これらの雪崩に共通していることは、まさかと思うほど遠距離まで雪崩が到達した、あるいは、(これまでの経験上)考えられないほど谷から離れた場所まで雪崩が乗り上げてきた、ということである。(これまでの経験上)普通には考えられない走路を雪崩がとったからこそ、大きい災害が発生したともいえる。集落を襲った雪崩の場合は、よくおきる”普通の雪崩”が到達するような場所に集落が形成されるはずはない。(集落の歴史で)生じた例のないほど大きな慣性力の雪崩だったからこそ、それまでのあいだ無事だった集落に大規模な災害をもたらしたと考えられるのである。  

最近の異常気象災害  

昨年(2019年)もわが国は多くの気象災害に見舞われた。気象庁による「今まで経験したことのないほどの豪雨、もしくは、今まで経験したことのないほどの強風に襲われる」という、避難を促す警告が何度も出された。主要河川の堤防は次々に決壊し、電柱の倒壊や家屋の屋根の被害などが相次ぎ、多くの、避難の遅れによる人的被害も生じた。被災を避けるための対応が遅れた理由として「今まで大丈夫だったので・・・」「今まで決壊したことはなかったので・・・」などのコメントがテレビやラジオで何度もレポートされた。

上述の柵口雪崩災害も「今まで経験したことのない」所にまで雪崩がきたことによって大きな災害が生じたという例である。従来から蓄積してきた集落の長期間の経験が全く役に立たなかったのだ。もしくはそれ以上に、かつて被災したことがないという経験があることによって、この集落はどんな雪崩に対して安全だという認識(一種の安全神話)が生まれ、発生の可能性のある雪崩災害を避けるもしくは軽減するための注意や努力をおこたるという結果を招いたともいえるのである。
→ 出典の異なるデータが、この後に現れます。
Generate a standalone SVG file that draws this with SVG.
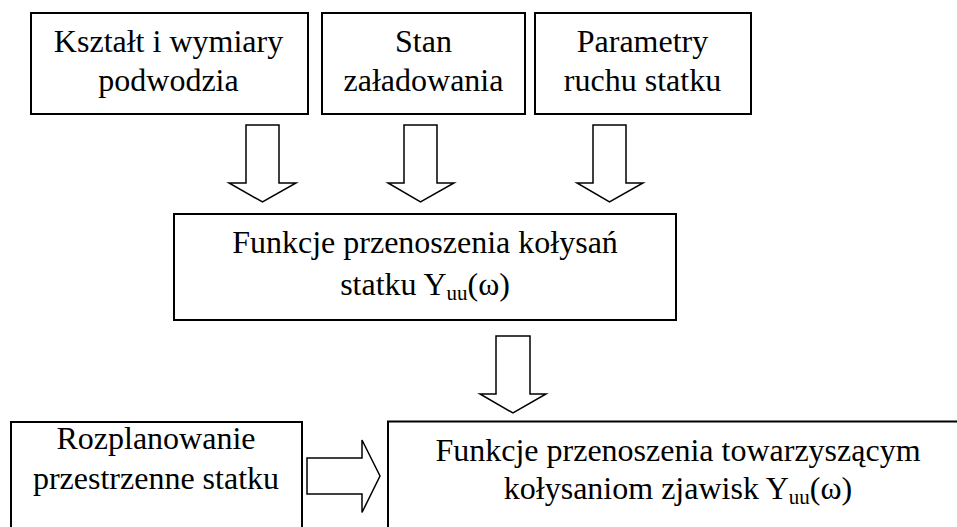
<svg xmlns="http://www.w3.org/2000/svg" width="957" height="527" viewBox="0 0 957 527">
  <style>
    .box { fill: #ffffff; stroke: #000000; stroke-width: 2; }
    .arrow { fill: #ffffff; stroke: #000000; stroke-width: 1.5; stroke-linejoin: miter; }
  </style>
  <rect width="957" height="527" fill="#ffffff"/>

  <g font-family="'Liberation Serif', 'Times New Roman', serif" font-size="32" fill="#000000" text-anchor="middle">
    <g id="node-ksztalt">
      <rect class="box" x="31" y="13" width="277" height="101"/>
      <text x="168.5" y="51.5">Kształt i wymiary</text>
      <text x="168.5" y="90.5">podwodzia</text>
    </g>

    <g id="node-stan">
      <rect class="box" x="322" y="13" width="203" height="101"/>
      <text x="423.5" y="52">Stan</text>
      <text x="423.5" y="90.5">załadowania</text>
    </g>

    <g id="node-parametry">
      <rect class="box" x="535" y="13" width="216" height="101"/>
      <text x="642.5" y="52">Parametry</text>
      <text x="642.5" y="90.5">ruchu statku</text>
    </g>

    <g id="node-funkcje-kolysan">
      <rect class="box" x="174" y="214" width="502" height="106"/>
      <text x="425" y="253">Funkcje przenoszenia kołysań</text>
      <text x="425" y="295">statku Y<tspan font-size="21" dy="5">uu</tspan><tspan dy="-5">(ω)</tspan></text>
    </g>

    <g id="node-rozplanowanie">
      <rect class="box" x="11" y="422" width="291" height="120"/>
      <text x="156" y="448.5">Rozplanowanie</text>
      <text x="156" y="489">przestrzenne statku</text>
    </g>

    <g id="node-funkcje-zjawisk">
      <rect class="box" x="388" y="421.5" width="600" height="120"/>
      <text x="678" y="461">Funkcje przenoszenia towarzyszącym</text>
      <text x="678" y="498.5">kołysaniom zjawisk Y<tspan font-size="21" dy="5">uu</tspan><tspan dy="-5">(ω)</tspan></text>
    </g>
  </g>

  <g id="connectors">
    <!-- block arrows: input boxes into the transfer function box -->
    <polygon class="arrow" points="246,125 279,125 279,183 296,183 262.5,202 229,183 246,183"/>
    <polygon class="arrow" points="404,125 437,125 437,183 454,183 420.5,202 388,183 404,183"/>
    <polygon class="arrow" points="593,125 626,125 626,183 643,183 609.5,202 577,183 593,183"/>
    <!-- transfer function box into phenomena box -->
    <polygon class="arrow" points="496,336 530,336 530,394 546,394 513,413 480,394 496,394"/>
    <!-- layout box into phenomena box -->
    <polygon class="arrow" points="307,458 362,458 362,440 380,476 362,512.5 362,494 307,494"/>
  </g>
</svg>
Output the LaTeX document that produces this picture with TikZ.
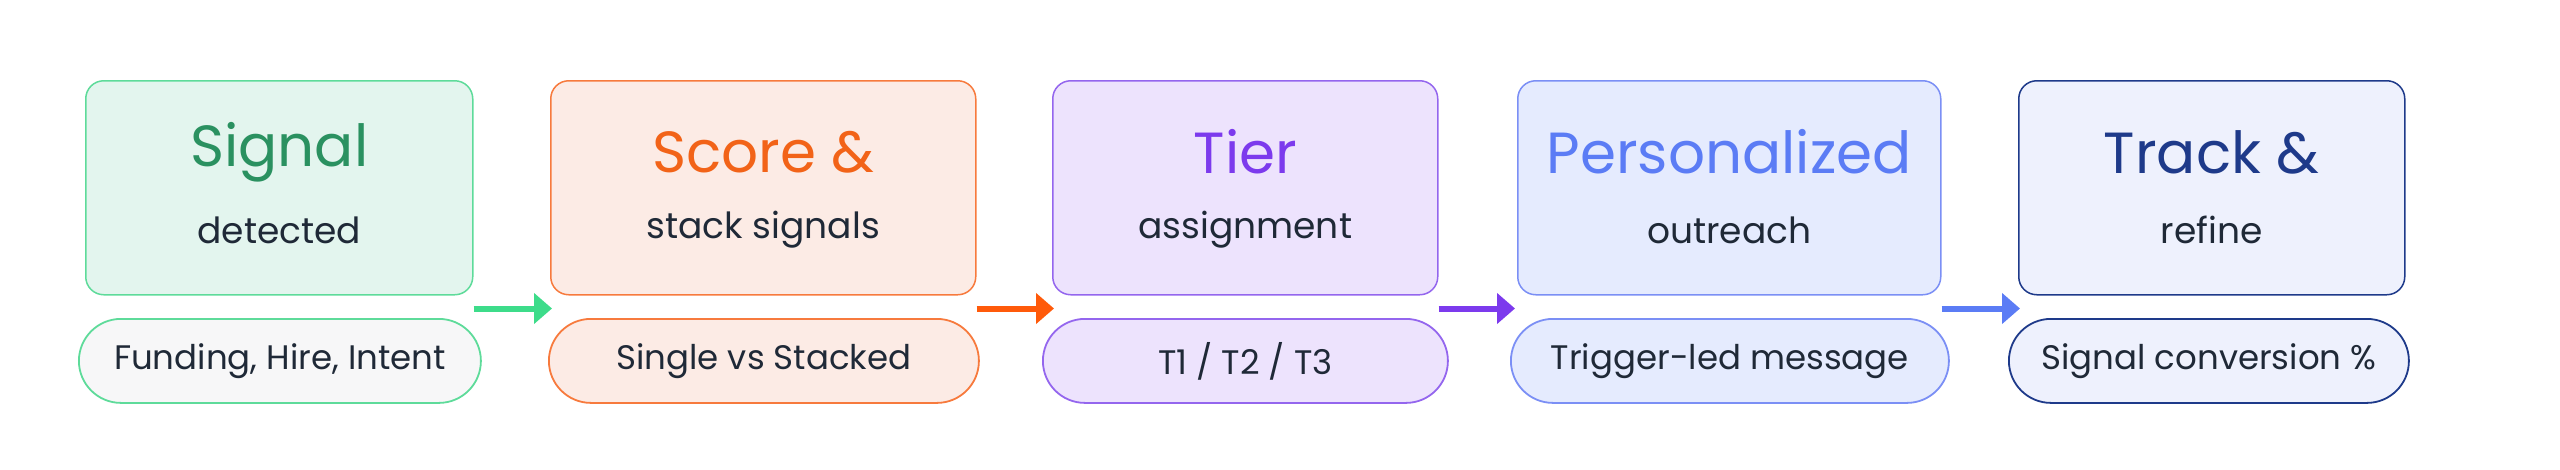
\documentclass[tikz,border=0pt]{standalone}
\usepackage{fontspec}
\setmainfont{Poppins}
\usetikzlibrary{arrows.meta, positioning, calc}
\definecolor{grnline}{HTML}{5EDB9A}
\definecolor{grnfill}{HTML}{E3F5EE}
\definecolor{grntext}{HTML}{2A9160}
\definecolor{grnarrow}{HTML}{3DDC8A}
\definecolor{orgline}{HTML}{F77A3D}
\definecolor{orgfill}{HTML}{FCEBE5}
\definecolor{orgtext}{HTML}{F26318}
\definecolor{orgarrow}{HTML}{FF5A0A}
\definecolor{purline}{HTML}{9466EE}
\definecolor{purfill}{HTML}{EDE3FD}
\definecolor{purtext}{HTML}{7C3AED}
\definecolor{bluline}{HTML}{7B8FF5}
\definecolor{blufill}{HTML}{E5EBFE}
\definecolor{blutext}{HTML}{5B7CF5}
\definecolor{navline}{HTML}{1E3A8A}
\definecolor{navfill}{HTML}{EEF1FD}
\definecolor{navtext}{HTML}{1E3A8A}
\definecolor{inktext}{HTML}{1F2937}
\definecolor{pillgray}{HTML}{F7F7F8}
\tikzset{
    stage/.style={
        rectangle,
        rounded corners=18pt,
        line width=1.5pt,
        minimum height=214pt,
        inner sep=0pt,
        anchor=north west
    },
    title/.style={
        font=\fontsize{58}{64}\selectfont
    },
    subtitle/.style={
        font=\fontsize{36}{42}\selectfont,
        text=inktext
    },
    pill/.style={
        rectangle,
        rounded corners=42pt,
        line width=1.8pt,
        minimum height=84pt,
        inner sep=0pt,
        anchor=north west,
        font=\fontsize{34}{40}\selectfont,
        text=inktext
    },
    flow/.style={
        line width=6pt,
        -{Triangle[length=18pt,width=30pt]}
    }
}
\begin{document}
\begin{tikzpicture}[x=1pt, y=-1pt]
\useasboundingbox (0,0) rectangle (2560,469);

% Stage boxes
\node[stage, draw=grnline, fill=grnfill, minimum width=387pt] (box1) at (85,80) {};
\node[stage, draw=orgline, fill=orgfill, minimum width=425pt] (box2) at (550,80) {};
\node[stage, draw=purline, fill=purfill, minimum width=385pt] (box3) at (1052,80) {};
\node[stage, draw=bluline, fill=blufill, minimum width=423pt] (box4) at (1517,80) {};
\node[stage, draw=navline, fill=navfill, minimum width=386pt] (box5) at (2018,80) {};

% Titles and subtitles
\node[title, text=grntext] (title1) at ($(box1.north)+(0,72)$) {Signal};
\node[subtitle] (sub1) at ($(box1.north)+(0,150)$) {detected};
\node[title, text=orgtext] (title2) at ($(box2.north)+(0,72)$) {Score \&};
\node[subtitle] (sub2) at ($(box2.north)+(0,150)$) {stack signals};
\node[title, text=purtext] (title3) at ($(box3.north)+(0,72)$) {Tier};
\node[subtitle] (sub3) at ($(box3.north)+(0,150)$) {assignment};
\node[title, text=blutext] (title4) at ($(box4.north)+(0,72)$) {Personalized};
\node[subtitle] (sub4) at ($(box4.north)+(0,150)$) {outreach};
\node[title, text=navtext] (title5) at ($(box5.north)+(0,72)$) {Track \&};
\node[subtitle] (sub5) at ($(box5.north)+(0,150)$) {refine};

% Pills
\node[pill, draw=grnline, fill=pillgray, minimum width=402pt] (pill1) at (78,318) {Funding, Hire, Intent};
\node[pill, draw=orgline, fill=orgfill, minimum width=430pt] (pill2) at (548,318) {Single vs Stacked};
\node[pill, draw=purline, fill=purfill, minimum width=405pt] (pill3) at (1042,318) {T1 / T2 / T3};
\node[pill, draw=bluline, fill=blufill, minimum width=438pt] (pill4) at (1510,318) {Trigger-led message};
\node[pill, draw=navline, fill=navfill, minimum width=400pt] (pill5) at (2008,318) {Signal conversion \%};

% Arrows
\draw[flow, grnarrow] ($(box1.south east)+(0,13)$) -- ($(box2.south west)+(2,13)$);
\draw[flow, orgarrow] ($(box2.south east)+(0,13)$) -- ($(box3.south west)+(2,13)$);
\draw[flow, purtext] ($(box3.south east)+(0,13)$) -- ($(box4.south west)+(-2,13)$);
\draw[flow, blutext] ($(box4.south east)+(0,13)$) -- ($(box5.south west)+(2,13)$);

\end{tikzpicture}
\end{document}
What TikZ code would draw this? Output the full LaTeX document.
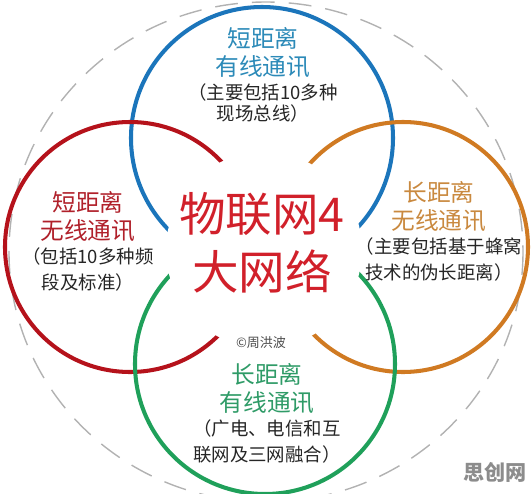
\documentclass[tikz,border=0pt]{standalone}
\usepackage{fontspec}
\setmainfont{Noto Sans CJK SC}
\usepackage{tikz}
\usetikzlibrary{positioning}
\usepackage{xcolor}

\definecolor{ringblue}{HTML}{1B75BB}
\definecolor{ringred}{HTML}{B5121B}
\definecolor{ringorange}{HTML}{D07A22}
\definecolor{ringgreen}{HTML}{1FA05A}
\definecolor{textblue}{HTML}{2C8AB8}
\definecolor{textred}{HTML}{B0202A}
\definecolor{textorange}{HTML}{C9893F}
\definecolor{textgreen}{HTML}{2F9B67}
\definecolor{titlered}{HTML}{D1202A}

\begin{document}
\begin{tikzpicture}[%
    x=0.02cm,
    y=-0.02cm,
    node distance=3pt,
    ring/.style={line width=2.3pt},
    outerring/.style={%
      gray!60,
      line width=0.8pt,
      dash pattern=on 13pt off 8pt
    },
    head/.style={%
      inner sep=0pt,
      align=center,
      font=\fontsize{13.5}{15.9}\selectfont
    },
    detail/.style={%
      inner sep=0pt,
      align=center,
      text=black!85,
      font=\fontsize{10.5}{14.6}\selectfont
    },
    title/.style={%
      inner sep=0pt,
      align=center,
      text=titlered,
      font=\fontsize{26.5}{32.9}\selectfont
    }
  ]
    \useasboundingbox (0,0) rectangle (532,494);

    % the four networks and the whole
    \coordinate (cblue)   at (262,138);
    \coordinate (cred)    at (130,247);
    \coordinate (corange) at (403,247);
    \coordinate (cgreen)  at (265,364);
    \coordinate (cmid)    at (264,250);

    \draw[outerring] (266,252) ellipse [x radius=257, y radius=250];
    \draw[ring, ringblue]   (cblue)   circle [radius=131];
    \draw[ring, ringred]    (cred)    circle [radius=125];
    \draw[ring, ringorange] (corange) circle [radius=125];
    \draw[ring, ringgreen]  (cgreen)  circle [radius=130];
    \fill[white] (cmid) circle [radius=98];

    \node[title] (title) at (262,243) {物联网4\\大网络};

    \node[head, text=textblue] (bluehead) at (263,53) {短距离\\有线通讯};
    \node[detail, font=\fontsize{10.5}{11.6}\selectfont] (bluedetail)
      [below=of bluehead] {（主要包括10多种\\现场总线）};

    \node[head, text=textred] (redhead) at (88,217) {短距离\\无线通讯};
    \node[detail] (reddetail) [below=of redhead] {（包括10多种频\\段及标准）};

    \node[head, text=textorange] (orangehead) at (439,207) {长距离\\无线通讯};
    \node[detail] (orangedetail) [below=of orangehead]
      {（主要包括基于蜂窝\\技术的伪长距离）};

    \node[head, text=textgreen] (greenhead) at (267,389) {长距离\\有线通讯};
    \node[detail] (greendetail) [below=of greenhead]
      {（广电、电信和互\\联网及三网融合）};

    \node[text=black!70, font=\fontsize{7.4}{8}\selectfont] (author) at (261,343) {©周洪波};
    \node[text=black!45, font=\bfseries\fontsize{12}{13}\selectfont] (mark) at (495,472) {思创网};
  \end{tikzpicture}
\end{document}
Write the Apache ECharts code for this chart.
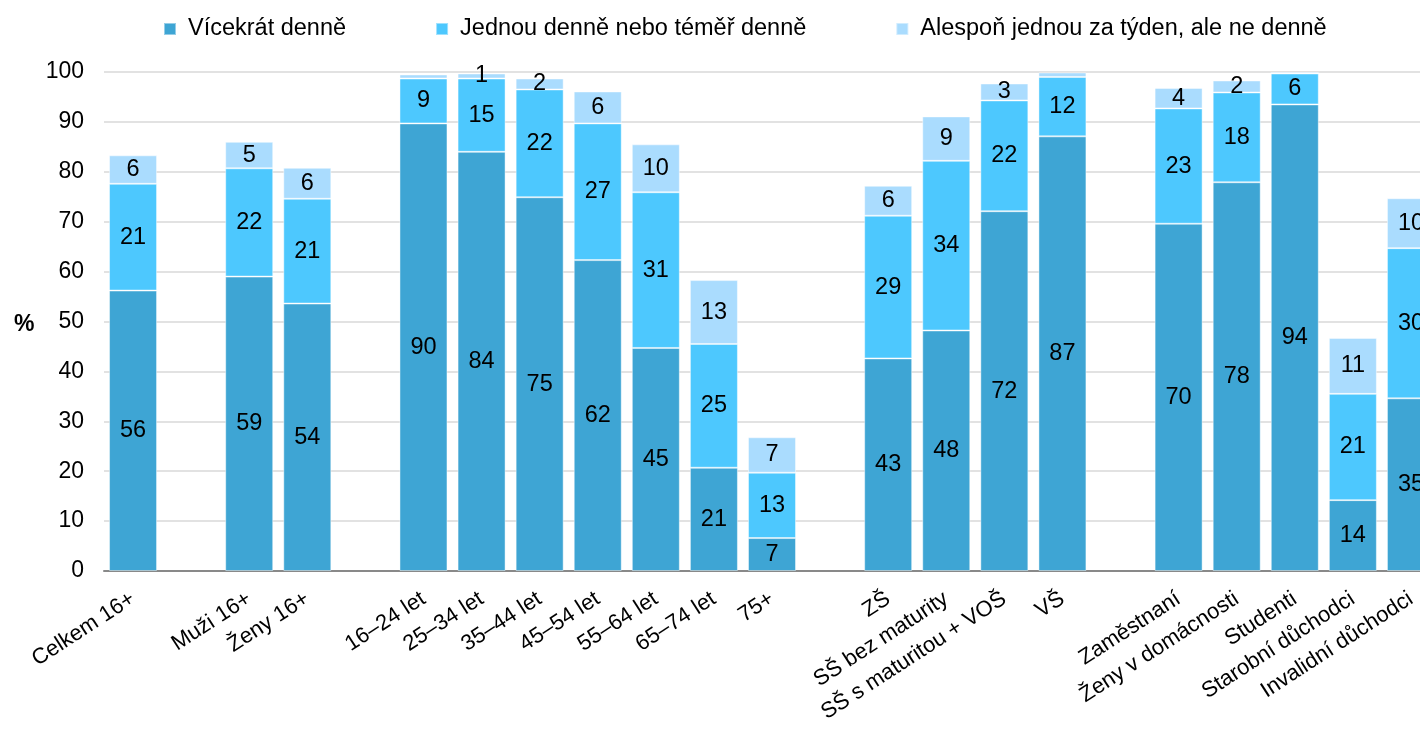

長年の経験で得られた知恵が、災害自体をより大きくする原因のひとつとして働いたといえなくもない。  

地球温暖化の進行によって、台風の規模や強度も格段に大きくなってきているという。このことは、半世紀近くも昔、1970年代から研究者達によって警告されてきた。そのことがまさに現実のものとなってきているともいえよう。しかし温室効果ガスの低減に向けた世界規模での真摯な行動はまだ始まっていない。

30年間の平均値で代表される様々な”気候値”が変化してきていることが世界各地で報告されている。このような時代にあっては、異なる気候下で蓄積してきた災害に関する”従来の経験”はあくまで参考程度に考え、災害発生の判断基準としてはかなり割り引いて考えなくてはならないフェイズにさしかかっているのではなかろうか。気象災害もまた、”異常に大きな慣性力”を内包するようになってきているのかもしれない。